The truth is tuition costs have little to do with the price of good education. (Unless someone is prepared to say that when education cost a third of what it now costs, in constant dollars, that it was only a third as good. hah) It's not about the professors. Instead, high tuition has everything to do with massive expansions of facilities, administrative staffs and non-educator employee rolls, business operations conducted under political rather than economic principles, no understanding of cost/benefit analysis in capital planning, golden employee benefits with unfunded pension and retirement plans, huge network infrastructure costs (so students can cruise Facebook and YouTube during lectures), more, more, more....

Availability of loans pushed demand, not supply, so costs rise relentlessly as they do in any market where more dollars flood in to chase the same goods or services.

Meanwhile, students leave college with the equivalent of a first-house mortgage, but no first house. Student loan debt cannot be discharged in bankruptcy, and is not subject to any statute of limitations, so there is no legal escape from it ever. Students who earn a degree in lower-paying (or nonpaying) fields routinely run up 50,000, 75,000, 100,000 in debt. Many more leave college with no degree, but just as much debt. They are even less likely to service their loans.

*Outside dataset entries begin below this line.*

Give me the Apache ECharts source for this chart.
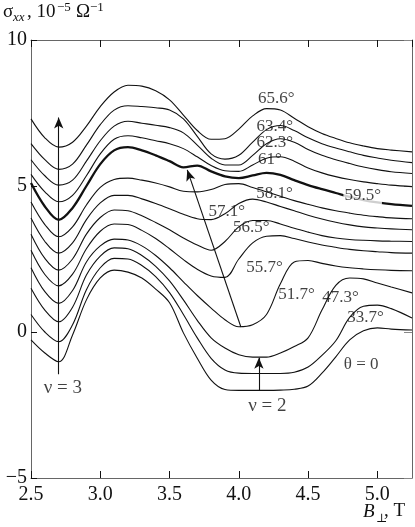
<!DOCTYPE html>
<html>
<head>
<meta charset="utf-8">
<script src="https://cdn.jsdelivr.net/npm/echarts@6/dist/echarts.min.js"></script>
<style>
  html, body { margin: 0; padding: 0; background: #fff; }
  #chart { width: 415px; height: 527px; }
</style>
</head>
<body>
<div id="chart"></div>
<script>
// B (T), shared by all curves
var xs = [2.5, 2.6, 2.7, 2.8, 2.9, 3.0, 3.1, 3.2, 3.3, 3.4, 3.5, 3.6, 3.7, 3.8, 3.9, 4.0,
          4.1, 4.2, 4.3, 4.4, 4.5, 4.6, 4.7, 4.8, 4.9, 5.0, 5.1, 5.25];

// sigma_xx, 10^-5 Ohm^-1, one array per tilt angle (curves are shifted in the original)
var t656 = [7.3, 6.65, 6.33, 6.5, 7.05, 7.72, 8.22, 8.45, 8.42, 8.26, 7.95, 7.43, 6.9, 6.6, 6.62, 6.95, 7.4, 7.65, 7.6, 7.32, 7.03, 6.8, 6.63, 6.48, 6.37, 6.28, 6.23, 6.17];
var t634 = [6.45, 5.9, 5.57, 5.75, 6.4, 7.1, 7.6, 7.75, 7.72, 7.68, 7.6, 7.3, 6.7, 6.1, 5.92, 6.05, 6.5, 6.93, 7.07, 6.9, 6.65, 6.45, 6.3, 6.17, 6.05, 5.96, 5.88, 5.8];
var t623 = [5.9, 5.35, 5.03, 5.2, 5.85, 6.55, 7.05, 7.22, 7.15, 7.08, 7.0, 6.82, 6.4, 5.95, 5.72, 5.72, 6.05, 6.45, 6.62, 6.5, 6.25, 6.05, 5.9, 5.77, 5.65, 5.56, 5.49, 5.43];
var t61 = [5.4, 4.8, 4.46, 4.68, 5.35, 6.1, 6.6, 6.72, 6.65, 6.55, 6.45, 6.28, 6.0, 5.7, 5.52, 5.5, 5.72, 5.95, 6.0, 5.85, 5.62, 5.45, 5.32, 5.22, 5.14, 5.08, 5.03, 4.98];
var t595 = [5.1, 4.3, 3.84, 4.25, 5.0, 5.75, 6.22, 6.33, 6.22, 6.05, 5.85, 5.64, 5.7, 5.5, 5.33, 5.27, 5.36, 5.45, 5.38, 5.2, 5.03, 4.89, 4.76, 4.63, 4.52, 4.44, 4.38, 4.32];
var t581 = [4.45, 3.68, 3.26, 3.6, 4.35, 4.95, 5.22, 5.27, 5.2, 5.1, 4.97, 4.82, 4.8, 4.88, 5.05, 5.08, 4.95, 4.8, 4.65, 4.5, 4.37, 4.25, 4.15, 4.07, 4.0, 3.95, 3.91, 3.88];
var t571 = [3.9, 3.1, 2.7, 3.05, 3.85, 4.42, 4.68, 4.68, 4.56, 4.4, 4.22, 4.03, 3.88, 3.85, 4.05, 4.4, 4.55, 4.45, 4.3, 4.15, 4.0, 3.87, 3.76, 3.67, 3.6, 3.56, 3.53, 3.5];
var t565 = [3.35, 2.52, 2.12, 2.5, 3.35, 3.92, 4.18, 4.15, 3.98, 3.75, 3.5, 3.22, 2.98, 2.8, 3.1, 3.6, 3.82, 3.82, 3.7, 3.55, 3.42, 3.3, 3.22, 3.17, 3.14, 3.12, 3.11, 3.1];
var t557 = [2.8, 1.97, 1.58, 1.98, 2.85, 3.45, 3.7, 3.68, 3.48, 3.2, 2.85, 2.48, 2.15, 1.92, 1.87, 2.5, 3.05, 3.28, 3.3, 3.2, 3.08, 2.98, 2.9, 2.83, 2.78, 2.75, 2.72, 2.7];
var t517 = [2.2, 1.38, 0.98, 1.42, 2.4, 2.95, 3.18, 3.15, 2.95, 2.62, 2.2, 1.72, 1.25, 0.82, 0.42, 0.18, 0.25, 0.6, 1.65, 2.4, 2.45, 2.35, 2.26, 2.2, 2.16, 2.13, 2.11, 2.1];
var t473 = [1.5, 0.75, 0.35, 0.85, 1.95, 2.6, 2.88, 2.85, 2.62, 2.25, 1.75, 1.1, 0.4, -0.2, -0.55, -0.78, -0.86, -0.86, -0.72, -0.5, -0.2, 0.75, 1.6, 1.85, 1.82, 1.68, 1.54, 1.34];
var t337 = [0.6, 0.0, -0.33, 0.25, 1.45, 2.2, 2.52, 2.5, 2.28, 1.9, 1.35, 0.6, -0.2, -0.9, -1.3, -1.41, -1.42, -1.42, -1.42, -1.38, -1.2, -0.8, -0.3, 0.5, 0.88, 0.92, 0.8, 0.48];
var t0 = [-0.27, -0.72, -1.02, -0.1, 1.1, 1.85, 2.12, 2.05, 1.85, 1.47, 1.0, -0.03, -0.9, -1.65, -1.97, -2.0, -2.0, -2.0, -1.99, -1.96, -1.85, -1.41, -0.85, -0.27, 0.04, 0.14, 0.1, 0.07];

var curves = [t656, t634, t623, t61, t595, t581, t571, t565, t557, t517, t473, t337, t0];
var boldCurve = 4; // 59.5 deg

// curve labels, anchored in data coordinates
var labelText = ['65.6°', '63.4°', '62.3°', '61°', '59.5°', '58.1°', '57.1°', '56.5°', '55.7°', '51.7°', '47.3°', '33.7°', 'θ = 0'];
var labelB = [4.27, 4.26, 4.26, 4.225, 4.894, 4.257, 3.913, 4.09, 4.185, 4.416, 4.734, 4.915, 4.883];
var labelS = [8.0, 7.02, 6.49, 5.91, 4.66, 4.73, 4.14, 3.58, 2.21, 1.30, 1.18, 0.50, -1.13];

// filling factor marks: text and arrows
var nuText = ['ν = 3', 'ν = 2'];
var nuB = [2.73, 4.206];
var nuS = [-1.92, -2.53];
var arrows = [
  [[2.7, -1.45], [2.7, 7.35]],
  [[4.145, -1.99], [4.145, -0.88]],
  [[4.015, 0.17], [3.628, 5.55]]
];

var serif = '"Liberation Serif", "DejaVu Serif", serif';

var chart = echarts.init(document.getElementById('chart'));

var series = [];
curves.forEach(function (ys, i) {
  series.push({
    type: 'line',
    data: xs.map(function (x, j) { return [x, ys[j]]; }),
    smooth: 0.35,
    showSymbol: false,
    silent: true,
    lineStyle: { color: '#111', width: i === boldCurve ? 2.3 : 1.1 },
    z: 2
  });
});

var labelData = labelText.map(function (t, i) { return [labelB[i], labelS[i], t]; });
// white box only where the bold line is cut by its label
labelData[boldCurve] = {
  value: labelData[boldCurve],
  label: { backgroundColor: '#fff', padding: [0, 1] }
};

series.push({
  type: 'scatter',
  symbolSize: 0,
  silent: true,
  z: 5,
  data: labelData,
  label: {
    show: true,
    position: 'inside',
    formatter: function (p) { return p.value[2]; },
    fontFamily: serif,
    fontSize: 17,
    color: '#111'
  },
  labelLayout: { hideOverlap: false }
});

series.push({
  type: 'scatter',
  symbolSize: 0,
  silent: true,
  z: 5,
  data: nuText.map(function (t, i) { return [nuB[i], nuS[i], t]; }),
  label: {
    show: true,
    position: 'inside',
    formatter: function (p) { return p.value[2]; },
    fontFamily: serif,
    fontSize: 19,
    color: '#111'
  }
});

series.push({
  type: 'line',
  data: [],
  markLine: {
    silent: true,
    symbol: ['none', 'arrow'],
    symbolSize: [7, 11],
    label: { show: false },
    lineStyle: { color: '#111', width: 1.1, type: 'solid' },
    data: arrows.map(function (a) {
      return [{ coord: a[0] }, { coord: a[1] }];
    })
  }
});

var tickStyle = { show: true, inside: true, length: 7, lineStyle: { color: '#111', width: 1 } };
var lineStyle = { show: true, onZero: false, lineStyle: { color: '#666', width: 1 } };

option = {
  animation: false,
  grid: { left: 31, right: 3, top: 40, bottom: 49 },
  xAxis: [
    {
      type: 'value', position: 'bottom', min: 2.5, max: 5.25, interval: 0.5,
      axisLine: lineStyle, axisTick: tickStyle, splitLine: { show: false },
      axisLabel: {
        margin: 7, fontFamily: serif, fontSize: 20, color: '#111', showMaxLabel: false,
        formatter: function (v) { return v.toFixed(1); }
      }
    },
    {
      type: 'value', position: 'top', min: 2.5, max: 5.25, interval: 0.5,
      axisLine: lineStyle, axisTick: tickStyle, splitLine: { show: false },
      axisLabel: { show: false }
    }
  ],
  yAxis: [
    {
      type: 'value', position: 'left', min: -5, max: 10, interval: 5,
      axisLine: lineStyle, axisTick: { show: true, inside: true, length: 6, lineStyle: { color: '#111' } },
      splitLine: { show: false },
      axisLabel: {
        margin: 4, fontFamily: serif, fontSize: 20, color: '#111',
        formatter: function (v) { return v < 0 ? '\u2212' + Math.abs(v) : String(v); }
      }
    },
    {
      type: 'value', position: 'right', min: -5, max: 10, interval: 5,
      axisLine: lineStyle, axisTick: { show: true, inside: true, length: 8, lineStyle: { color: '#888' } },
      splitLine: { show: false },
      axisLabel: { show: false }
    }
  ],
  graphic: [
    // y axis title: sigma_xx, 10^-5 Ohm^-1
    { type: 'text', style: { text: 'σ', x: 3, y: 22, font: '19px ' + serif, fill: '#111', verticalAlign: 'bottom' } },
    { type: 'text', style: { text: 'xx', x: 13, y: 24, font: 'italic 13px ' + serif, fill: '#111', verticalAlign: 'bottom' } },
    { type: 'text', style: { text: ', 10', x: 27, y: 22, font: '19px ' + serif, fill: '#111', verticalAlign: 'bottom' } },
    { type: 'text', style: { text: '\u22125', x: 57, y: 14, font: '13px ' + serif, fill: '#111', verticalAlign: 'bottom' } },
    { type: 'text', style: { text: 'Ω', x: 76, y: 22, font: '19px ' + serif, fill: '#111', verticalAlign: 'bottom' } },
    { type: 'text', style: { text: '\u22121', x: 90, y: 14, font: '13px ' + serif, fill: '#111', verticalAlign: 'bottom' } },
    // x axis title: B_perp, T
    { type: 'text', style: { text: 'B', x: 363, y: 521, font: 'italic 19px ' + serif, fill: '#111', verticalAlign: 'bottom' } },
    { type: 'text', style: { text: '⊥', x: 376, y: 525, font: '12px ' + serif, fill: '#111', verticalAlign: 'bottom' } },
    { type: 'text', style: { text: ', T', x: 384, y: 521, font: '19px ' + serif, fill: '#111', verticalAlign: 'bottom' } }
  ],
  series: series
};

chart.setOption(option);
</script>
</body>
</html>
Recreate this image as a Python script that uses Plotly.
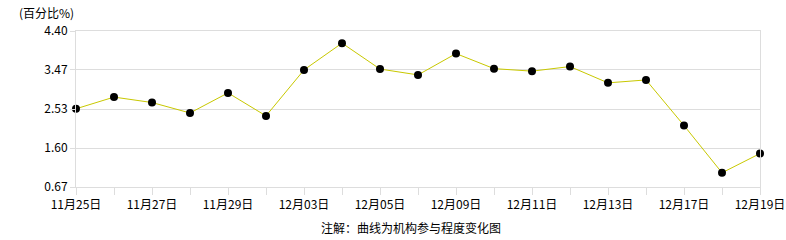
import plotly.graph_objects as go

dates = ["11月25日", "11月26日", "11月27日", "11月28日", "11月29日", "12月02日", "12月03日",
         "12月04日", "12月05日", "12月06日", "12月09日", "12月10日", "12月11日", "12月12日",
         "12月13日", "12月16日", "12月17日", "12月18日", "12月19日"]
values = [2.54, 2.82, 2.69, 2.44, 2.92, 2.37, 3.47, 4.11, 3.49, 3.35, 3.86, 3.50, 3.44,
          3.55, 3.16, 3.23, 2.14, 1.01, 1.47]
y_ticks = [0.67, 1.60, 2.53, 3.47, 4.40]
y_ticktext = ["0.67", "1.60", "2.53", "3.47", "4.40"]
x_ticktext = [d if i % 2 == 0 else "" for i, d in enumerate(dates)]

font = "Noto Sans CJK SC, sans-serif"

fig = go.Figure()
fig.add_trace(go.Scatter(
    x=dates, y=values, mode="lines+markers",
    line=dict(color="#c8c800", width=1),
    marker=dict(color="#000000", size=8),
    cliponaxis=False, showlegend=False,
))

fig.update_layout(
    width=786, height=240,
    margin=dict(l=76, r=26, t=31, b=53),
    paper_bgcolor="white", plot_bgcolor="white",
    font=dict(family=font, size=12, color="#000000"),
    xaxis=dict(
        type="category", range=[0, len(dates) - 1], automargin=False,
        tickmode="array", tickvals=dates, ticktext=x_ticktext,
        ticks="outside", ticklen=7, tickcolor="#dddddd", tickwidth=1,
        showgrid=False, showline=True, linecolor="#dddddd", linewidth=1,
        mirror=True, zeroline=False,
        tickfont=dict(family=font, size=12, color="#000000"), tickangle=0,
    ),
    yaxis=dict(
        range=[0.67, 4.40], automargin=False,
        tickmode="array", tickvals=y_ticks, ticktext=y_ticktext,
        ticks="outside", ticklen=5, tickcolor="#dddddd",
        showgrid=True, gridcolor="#dddddd", gridwidth=1,
        showline=True, linecolor="#dddddd", linewidth=1, mirror=True,
        zeroline=False,
        tickfont=dict(family=font, size=12, color="#000000"),
    ),
    annotations=[
        dict(text="(百分比%)", xref="paper", yref="paper", x=-(76 - 17) / 684, y=1 + 19/156,
             xanchor="left", yanchor="middle", showarrow=False,
             font=dict(family=font, size=12, color="#000000")),
        dict(text="注解：曲线为机构参与程度变化图", xref="paper", yref="paper",
             x=(411 - 76) / 684, y=-(227 - 187) / 156,
             xanchor="center", yanchor="middle", showarrow=False,
             font=dict(family=font, size=12, color="#000000")),
    ],
)

fig.write_html("out.html")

We have no shortage of demonizers for the health insurance industry, but barely a peep when it comes to the robbers who run our universities, and the perverse incentives of those who dreamt up the government's student loan programs.

It is beyond disgusting that education costs have raced upward as fast as education quality has declined. It is simply immoral that this huge industry is financed by hanging millstones around the necks of its "customers."